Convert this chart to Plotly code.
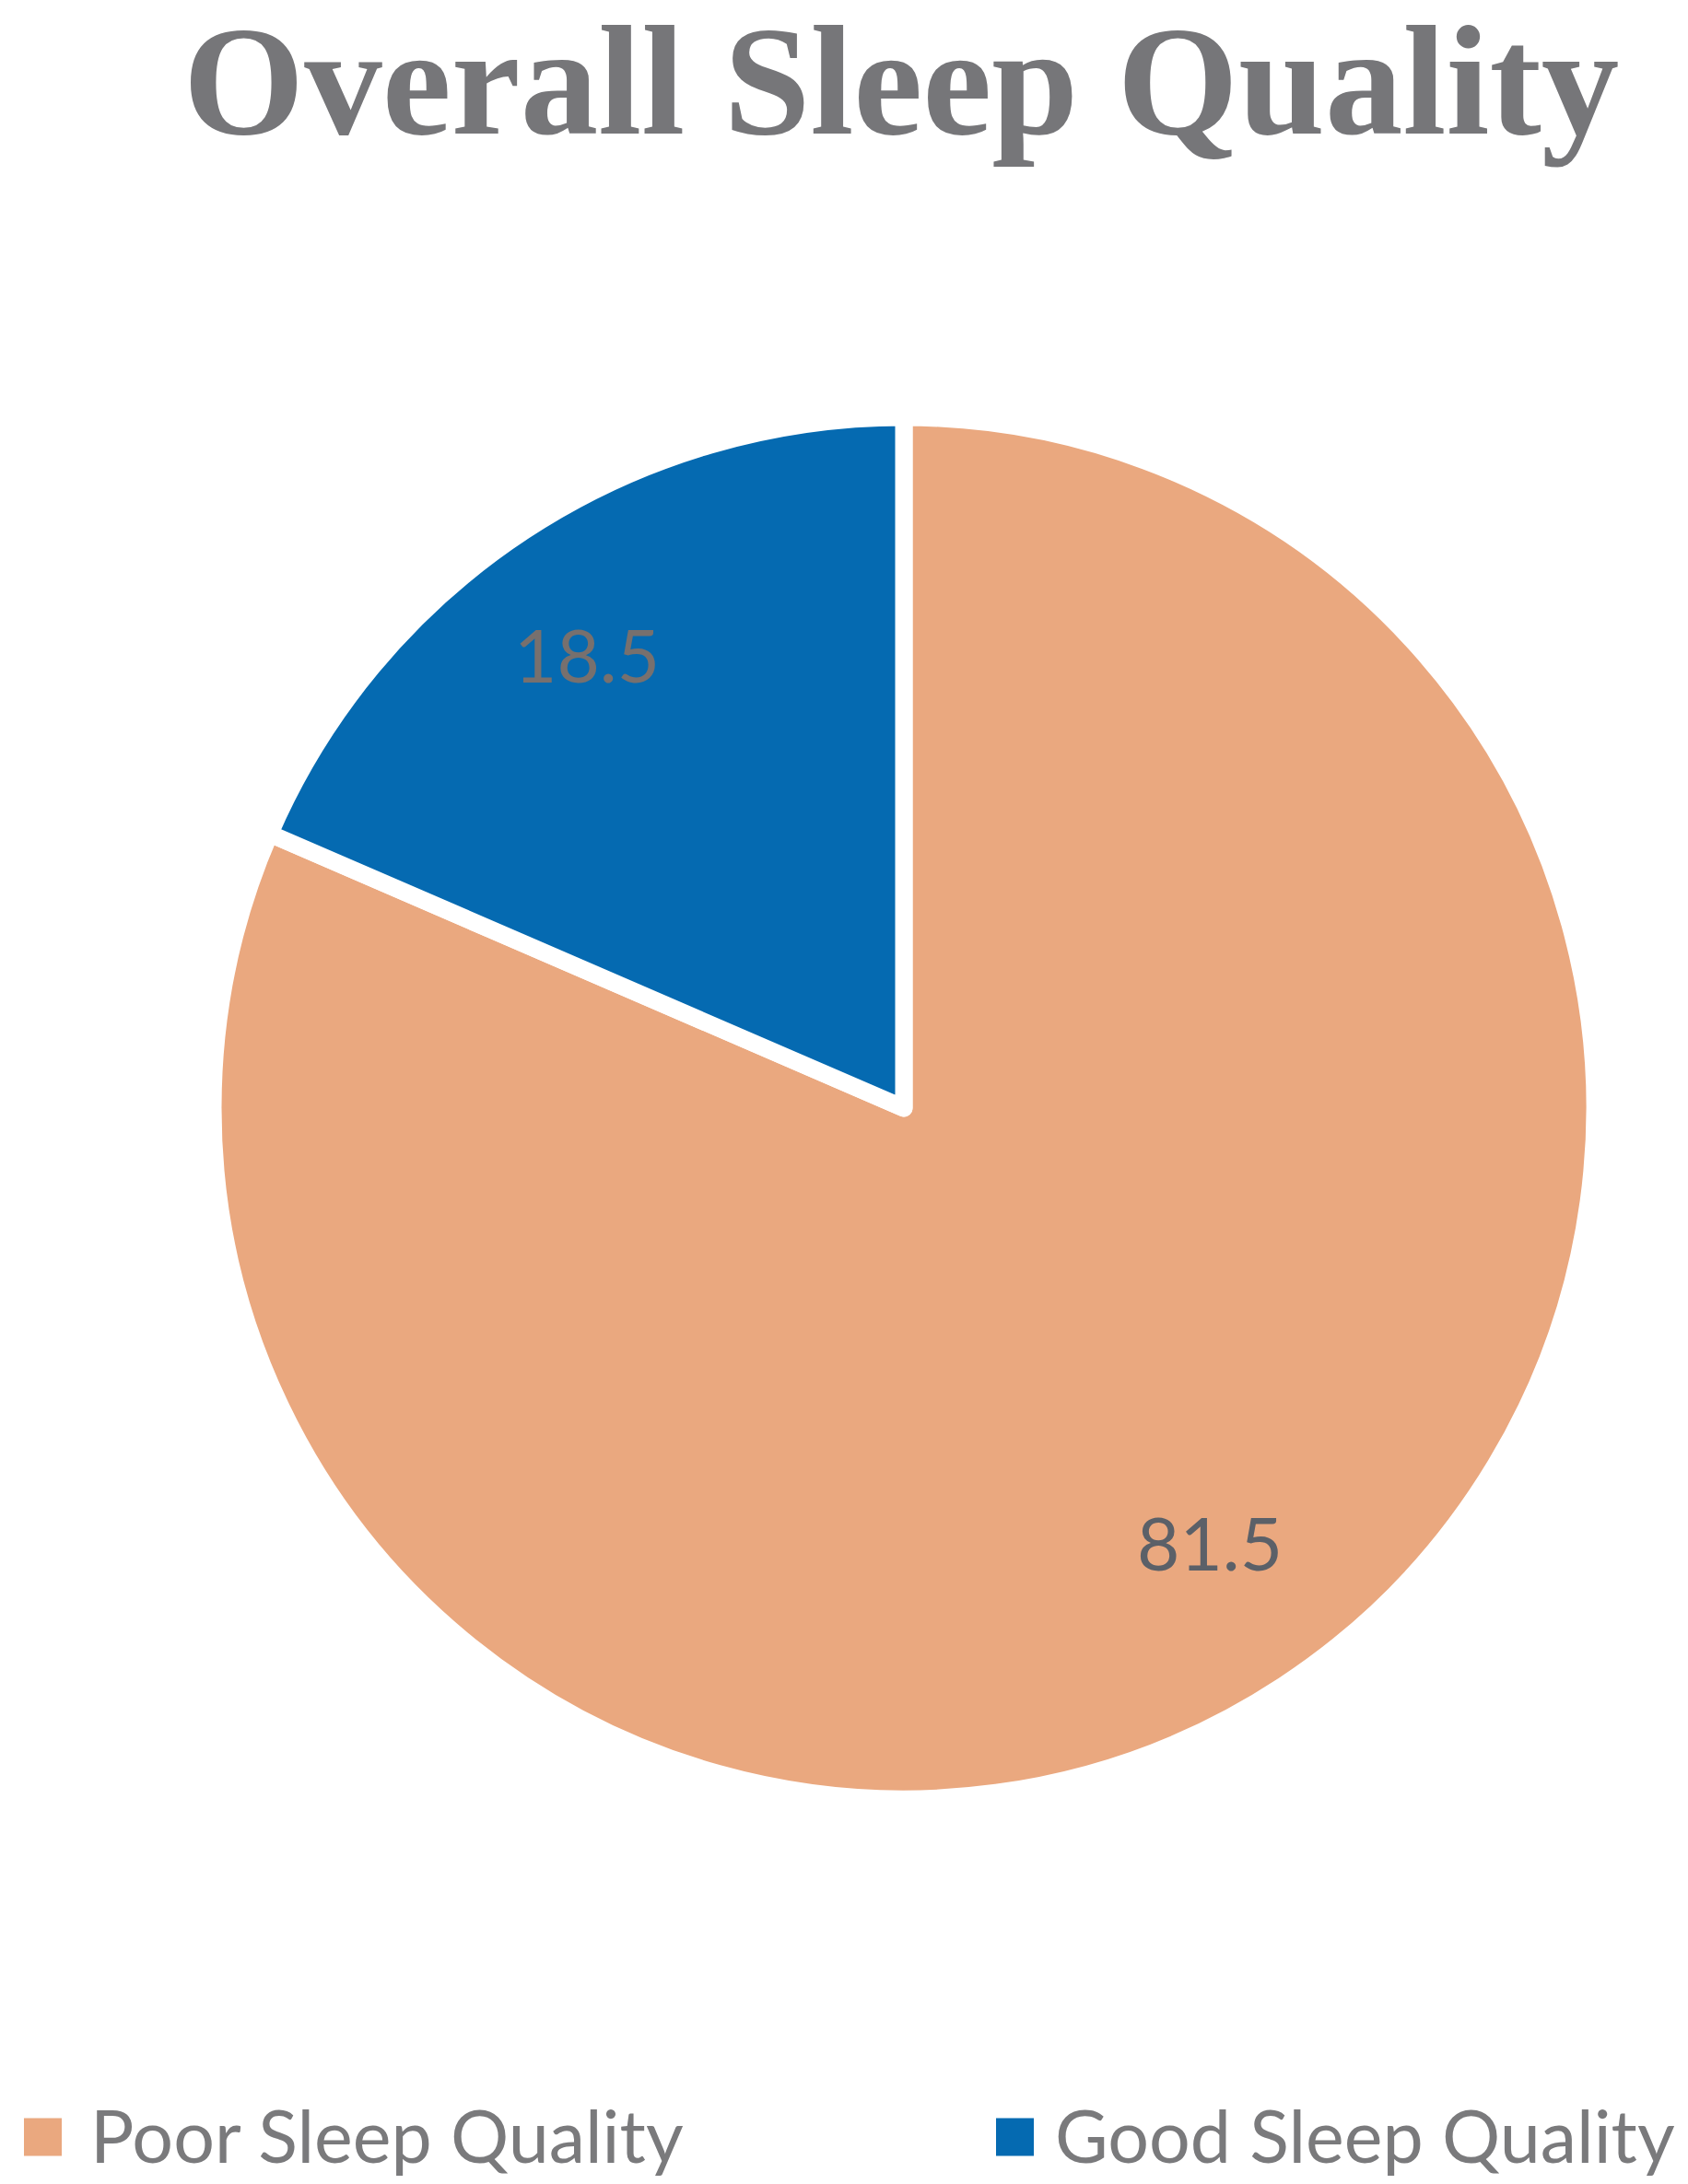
####
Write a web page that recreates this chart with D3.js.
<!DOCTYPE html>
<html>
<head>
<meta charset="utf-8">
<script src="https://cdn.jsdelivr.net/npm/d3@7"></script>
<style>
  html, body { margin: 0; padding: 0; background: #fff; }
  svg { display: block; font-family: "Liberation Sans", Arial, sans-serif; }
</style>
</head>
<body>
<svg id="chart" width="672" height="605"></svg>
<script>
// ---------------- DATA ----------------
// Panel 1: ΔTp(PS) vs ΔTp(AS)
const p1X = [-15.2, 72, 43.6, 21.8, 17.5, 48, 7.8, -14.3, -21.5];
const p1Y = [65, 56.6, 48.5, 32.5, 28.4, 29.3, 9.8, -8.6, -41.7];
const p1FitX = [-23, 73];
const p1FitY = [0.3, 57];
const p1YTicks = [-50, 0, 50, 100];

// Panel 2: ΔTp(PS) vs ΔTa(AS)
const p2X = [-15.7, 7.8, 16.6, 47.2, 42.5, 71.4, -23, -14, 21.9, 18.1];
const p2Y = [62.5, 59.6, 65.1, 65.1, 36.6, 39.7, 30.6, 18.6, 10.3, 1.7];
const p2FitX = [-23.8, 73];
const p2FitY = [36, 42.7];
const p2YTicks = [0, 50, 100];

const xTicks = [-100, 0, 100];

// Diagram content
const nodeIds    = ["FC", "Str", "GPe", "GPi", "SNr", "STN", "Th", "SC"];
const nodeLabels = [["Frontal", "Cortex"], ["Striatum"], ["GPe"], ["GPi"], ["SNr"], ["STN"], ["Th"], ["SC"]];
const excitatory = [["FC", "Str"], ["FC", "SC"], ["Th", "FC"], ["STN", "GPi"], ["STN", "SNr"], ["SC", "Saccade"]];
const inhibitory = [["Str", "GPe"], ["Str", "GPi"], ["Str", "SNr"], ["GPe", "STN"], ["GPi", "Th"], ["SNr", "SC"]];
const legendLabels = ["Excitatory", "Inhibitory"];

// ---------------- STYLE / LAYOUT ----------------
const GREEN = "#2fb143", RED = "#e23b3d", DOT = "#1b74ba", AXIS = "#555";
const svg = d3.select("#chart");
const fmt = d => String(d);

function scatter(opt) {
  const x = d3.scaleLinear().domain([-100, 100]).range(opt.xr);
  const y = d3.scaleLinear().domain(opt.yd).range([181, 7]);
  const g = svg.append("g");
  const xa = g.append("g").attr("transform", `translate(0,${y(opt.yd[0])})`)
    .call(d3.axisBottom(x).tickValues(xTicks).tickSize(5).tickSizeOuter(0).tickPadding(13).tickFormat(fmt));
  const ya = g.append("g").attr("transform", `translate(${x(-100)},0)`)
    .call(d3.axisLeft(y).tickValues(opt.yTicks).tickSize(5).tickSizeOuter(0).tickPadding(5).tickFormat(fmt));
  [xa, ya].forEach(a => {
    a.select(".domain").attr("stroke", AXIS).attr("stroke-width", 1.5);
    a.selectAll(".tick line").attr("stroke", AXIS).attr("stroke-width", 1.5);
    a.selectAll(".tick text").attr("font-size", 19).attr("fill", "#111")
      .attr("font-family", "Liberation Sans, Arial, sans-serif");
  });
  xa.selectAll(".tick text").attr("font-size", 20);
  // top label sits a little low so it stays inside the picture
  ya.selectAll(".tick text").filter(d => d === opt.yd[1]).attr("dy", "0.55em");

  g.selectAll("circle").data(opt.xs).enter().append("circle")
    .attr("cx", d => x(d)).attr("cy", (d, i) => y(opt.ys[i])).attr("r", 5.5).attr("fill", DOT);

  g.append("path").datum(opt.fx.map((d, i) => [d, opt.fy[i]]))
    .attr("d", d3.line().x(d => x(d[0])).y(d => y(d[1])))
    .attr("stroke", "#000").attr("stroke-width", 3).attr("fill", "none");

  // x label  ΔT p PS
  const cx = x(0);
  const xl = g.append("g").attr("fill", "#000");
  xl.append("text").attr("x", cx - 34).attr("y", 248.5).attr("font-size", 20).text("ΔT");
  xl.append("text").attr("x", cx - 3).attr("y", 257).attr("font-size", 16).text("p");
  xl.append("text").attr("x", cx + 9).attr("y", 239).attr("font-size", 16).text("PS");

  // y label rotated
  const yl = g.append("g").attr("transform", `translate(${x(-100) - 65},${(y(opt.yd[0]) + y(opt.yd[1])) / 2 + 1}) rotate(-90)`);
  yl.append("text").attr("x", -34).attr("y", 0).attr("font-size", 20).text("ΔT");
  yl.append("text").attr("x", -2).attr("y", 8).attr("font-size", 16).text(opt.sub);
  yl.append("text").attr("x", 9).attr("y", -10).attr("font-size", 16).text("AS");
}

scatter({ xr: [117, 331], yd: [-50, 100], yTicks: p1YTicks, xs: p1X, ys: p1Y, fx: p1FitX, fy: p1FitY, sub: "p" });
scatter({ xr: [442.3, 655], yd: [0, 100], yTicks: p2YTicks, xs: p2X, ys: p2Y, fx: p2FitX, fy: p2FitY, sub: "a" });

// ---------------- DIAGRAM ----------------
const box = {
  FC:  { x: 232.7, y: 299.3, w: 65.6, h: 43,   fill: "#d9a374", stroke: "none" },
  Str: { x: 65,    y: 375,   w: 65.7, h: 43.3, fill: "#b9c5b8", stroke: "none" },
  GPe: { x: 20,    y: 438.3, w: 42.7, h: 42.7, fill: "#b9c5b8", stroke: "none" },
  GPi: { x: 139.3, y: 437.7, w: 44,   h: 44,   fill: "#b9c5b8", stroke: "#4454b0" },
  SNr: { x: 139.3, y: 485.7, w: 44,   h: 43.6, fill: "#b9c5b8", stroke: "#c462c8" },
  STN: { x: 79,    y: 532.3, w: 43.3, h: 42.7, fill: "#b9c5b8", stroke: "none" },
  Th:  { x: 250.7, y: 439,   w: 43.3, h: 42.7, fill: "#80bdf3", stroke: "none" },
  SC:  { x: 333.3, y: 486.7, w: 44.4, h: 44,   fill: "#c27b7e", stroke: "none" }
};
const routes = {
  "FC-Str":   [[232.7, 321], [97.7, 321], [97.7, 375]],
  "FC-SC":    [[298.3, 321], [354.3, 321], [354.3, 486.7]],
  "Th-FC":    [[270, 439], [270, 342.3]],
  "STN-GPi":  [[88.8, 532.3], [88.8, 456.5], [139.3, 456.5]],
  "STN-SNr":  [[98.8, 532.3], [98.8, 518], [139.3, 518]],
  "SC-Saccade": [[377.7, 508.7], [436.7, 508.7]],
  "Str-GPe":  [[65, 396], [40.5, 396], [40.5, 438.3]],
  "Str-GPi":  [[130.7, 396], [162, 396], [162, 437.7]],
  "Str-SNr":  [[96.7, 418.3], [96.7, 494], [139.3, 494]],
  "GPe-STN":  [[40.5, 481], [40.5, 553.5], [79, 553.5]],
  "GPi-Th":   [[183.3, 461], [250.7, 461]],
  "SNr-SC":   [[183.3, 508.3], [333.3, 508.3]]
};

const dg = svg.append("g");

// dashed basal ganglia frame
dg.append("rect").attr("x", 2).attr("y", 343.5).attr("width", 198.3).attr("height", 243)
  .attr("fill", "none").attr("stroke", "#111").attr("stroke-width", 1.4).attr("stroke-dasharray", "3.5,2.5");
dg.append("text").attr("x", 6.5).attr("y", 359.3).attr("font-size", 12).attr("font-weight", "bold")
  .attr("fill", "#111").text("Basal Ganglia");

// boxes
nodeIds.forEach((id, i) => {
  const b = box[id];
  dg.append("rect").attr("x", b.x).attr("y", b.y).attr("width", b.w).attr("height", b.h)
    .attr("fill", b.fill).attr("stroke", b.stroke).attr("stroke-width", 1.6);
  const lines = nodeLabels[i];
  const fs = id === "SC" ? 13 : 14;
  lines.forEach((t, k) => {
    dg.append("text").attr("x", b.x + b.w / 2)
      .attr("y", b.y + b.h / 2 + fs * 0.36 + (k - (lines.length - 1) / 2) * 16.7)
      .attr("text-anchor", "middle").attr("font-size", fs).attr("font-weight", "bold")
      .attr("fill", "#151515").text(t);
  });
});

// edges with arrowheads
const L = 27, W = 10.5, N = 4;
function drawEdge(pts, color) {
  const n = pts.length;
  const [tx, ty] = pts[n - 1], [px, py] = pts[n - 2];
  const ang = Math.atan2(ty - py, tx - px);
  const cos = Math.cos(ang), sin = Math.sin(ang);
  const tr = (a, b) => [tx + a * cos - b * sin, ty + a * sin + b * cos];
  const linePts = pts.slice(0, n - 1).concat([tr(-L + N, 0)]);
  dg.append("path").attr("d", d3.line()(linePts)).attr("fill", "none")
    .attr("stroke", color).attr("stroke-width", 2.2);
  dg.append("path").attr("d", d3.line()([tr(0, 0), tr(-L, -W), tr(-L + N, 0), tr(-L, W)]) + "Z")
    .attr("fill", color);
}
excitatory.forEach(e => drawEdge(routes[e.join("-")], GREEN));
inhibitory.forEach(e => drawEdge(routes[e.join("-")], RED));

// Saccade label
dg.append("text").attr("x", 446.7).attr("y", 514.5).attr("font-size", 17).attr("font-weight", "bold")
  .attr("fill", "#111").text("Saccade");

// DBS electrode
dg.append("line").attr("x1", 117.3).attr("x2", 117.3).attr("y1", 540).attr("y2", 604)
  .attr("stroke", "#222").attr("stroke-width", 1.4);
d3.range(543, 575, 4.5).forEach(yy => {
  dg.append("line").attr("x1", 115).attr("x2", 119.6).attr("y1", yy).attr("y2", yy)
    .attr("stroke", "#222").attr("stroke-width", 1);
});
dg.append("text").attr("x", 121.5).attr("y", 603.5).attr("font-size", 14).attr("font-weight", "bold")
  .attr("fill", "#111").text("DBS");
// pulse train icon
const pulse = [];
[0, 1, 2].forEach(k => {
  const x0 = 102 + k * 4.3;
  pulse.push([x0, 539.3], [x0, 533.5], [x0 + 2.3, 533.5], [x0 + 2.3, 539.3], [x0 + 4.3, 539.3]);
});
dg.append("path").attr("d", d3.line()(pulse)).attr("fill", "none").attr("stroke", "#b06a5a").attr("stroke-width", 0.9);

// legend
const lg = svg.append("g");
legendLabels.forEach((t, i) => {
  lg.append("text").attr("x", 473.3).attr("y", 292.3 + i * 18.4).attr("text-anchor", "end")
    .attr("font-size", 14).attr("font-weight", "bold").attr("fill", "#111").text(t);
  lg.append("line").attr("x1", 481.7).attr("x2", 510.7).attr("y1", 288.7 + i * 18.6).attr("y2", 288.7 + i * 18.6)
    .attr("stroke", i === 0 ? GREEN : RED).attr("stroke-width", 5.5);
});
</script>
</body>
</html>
####
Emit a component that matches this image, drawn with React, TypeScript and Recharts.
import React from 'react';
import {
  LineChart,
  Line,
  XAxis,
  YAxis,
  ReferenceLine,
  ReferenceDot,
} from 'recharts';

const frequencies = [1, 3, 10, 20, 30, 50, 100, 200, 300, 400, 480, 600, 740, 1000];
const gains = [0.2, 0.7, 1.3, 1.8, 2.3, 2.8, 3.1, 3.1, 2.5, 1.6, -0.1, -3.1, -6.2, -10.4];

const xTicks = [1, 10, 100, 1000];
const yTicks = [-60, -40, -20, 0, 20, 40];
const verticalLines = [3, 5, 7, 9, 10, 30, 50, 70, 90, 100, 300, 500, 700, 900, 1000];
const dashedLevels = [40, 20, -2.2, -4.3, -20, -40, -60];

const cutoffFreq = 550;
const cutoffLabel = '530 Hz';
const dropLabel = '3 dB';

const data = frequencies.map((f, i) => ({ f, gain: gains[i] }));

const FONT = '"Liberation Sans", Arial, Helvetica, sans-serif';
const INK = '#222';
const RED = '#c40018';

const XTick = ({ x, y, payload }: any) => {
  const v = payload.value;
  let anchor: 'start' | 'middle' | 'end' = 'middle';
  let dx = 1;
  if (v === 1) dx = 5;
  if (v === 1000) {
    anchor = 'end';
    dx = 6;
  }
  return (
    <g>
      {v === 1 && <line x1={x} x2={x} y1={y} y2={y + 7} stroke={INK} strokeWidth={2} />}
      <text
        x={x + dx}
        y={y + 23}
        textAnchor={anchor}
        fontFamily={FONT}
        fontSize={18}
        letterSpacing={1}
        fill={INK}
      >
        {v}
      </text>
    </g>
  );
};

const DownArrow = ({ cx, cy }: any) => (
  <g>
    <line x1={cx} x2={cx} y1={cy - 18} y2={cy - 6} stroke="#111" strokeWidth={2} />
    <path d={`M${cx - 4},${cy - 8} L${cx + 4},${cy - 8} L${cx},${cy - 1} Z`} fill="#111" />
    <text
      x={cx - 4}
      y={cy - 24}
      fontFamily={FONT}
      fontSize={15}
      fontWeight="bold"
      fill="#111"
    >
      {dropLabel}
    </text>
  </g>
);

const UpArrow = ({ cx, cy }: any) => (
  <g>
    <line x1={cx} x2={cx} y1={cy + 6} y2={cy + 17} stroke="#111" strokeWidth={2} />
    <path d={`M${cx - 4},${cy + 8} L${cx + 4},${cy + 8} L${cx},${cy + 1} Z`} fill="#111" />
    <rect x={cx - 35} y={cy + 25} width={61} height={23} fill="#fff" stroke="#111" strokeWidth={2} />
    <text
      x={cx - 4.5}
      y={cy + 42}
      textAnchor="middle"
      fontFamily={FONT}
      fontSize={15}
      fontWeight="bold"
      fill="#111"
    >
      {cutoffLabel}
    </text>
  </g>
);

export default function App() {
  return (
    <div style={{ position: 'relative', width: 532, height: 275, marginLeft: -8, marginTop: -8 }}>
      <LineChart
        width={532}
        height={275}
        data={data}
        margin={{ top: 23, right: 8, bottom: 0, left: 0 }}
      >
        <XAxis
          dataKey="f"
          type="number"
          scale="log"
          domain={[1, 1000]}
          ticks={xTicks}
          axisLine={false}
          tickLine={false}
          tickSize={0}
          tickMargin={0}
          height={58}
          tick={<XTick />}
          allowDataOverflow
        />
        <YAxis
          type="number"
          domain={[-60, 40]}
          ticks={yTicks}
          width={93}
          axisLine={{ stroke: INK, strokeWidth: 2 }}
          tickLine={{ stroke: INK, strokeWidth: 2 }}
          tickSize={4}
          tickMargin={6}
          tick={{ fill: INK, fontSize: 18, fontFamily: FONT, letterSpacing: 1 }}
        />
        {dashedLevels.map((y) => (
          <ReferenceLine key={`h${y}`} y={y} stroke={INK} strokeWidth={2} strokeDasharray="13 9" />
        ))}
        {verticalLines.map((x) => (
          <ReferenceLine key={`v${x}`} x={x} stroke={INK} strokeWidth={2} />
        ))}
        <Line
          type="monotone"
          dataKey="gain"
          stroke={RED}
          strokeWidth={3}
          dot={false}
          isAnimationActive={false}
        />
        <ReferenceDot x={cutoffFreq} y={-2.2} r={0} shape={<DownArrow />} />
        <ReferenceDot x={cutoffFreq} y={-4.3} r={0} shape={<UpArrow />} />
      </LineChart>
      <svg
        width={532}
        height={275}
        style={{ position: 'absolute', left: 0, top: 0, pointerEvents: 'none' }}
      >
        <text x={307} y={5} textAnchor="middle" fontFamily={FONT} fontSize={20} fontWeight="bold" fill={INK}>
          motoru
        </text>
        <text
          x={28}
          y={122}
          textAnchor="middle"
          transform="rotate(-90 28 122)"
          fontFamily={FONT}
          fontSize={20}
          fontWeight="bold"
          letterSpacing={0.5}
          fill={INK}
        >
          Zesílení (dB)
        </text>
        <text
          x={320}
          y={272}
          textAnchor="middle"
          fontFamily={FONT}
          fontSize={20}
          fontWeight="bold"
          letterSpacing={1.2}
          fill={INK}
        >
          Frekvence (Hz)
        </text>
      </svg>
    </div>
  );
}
####
What the exercise asks:
Copy the lines from the entries above in which the word "this" appears.

Finished exercise:
Convert this chart to Plotly code.
Write a web page that recreates this chart with D3.js.
Emit a component that matches this image, drawn with React, TypeScript and Recharts.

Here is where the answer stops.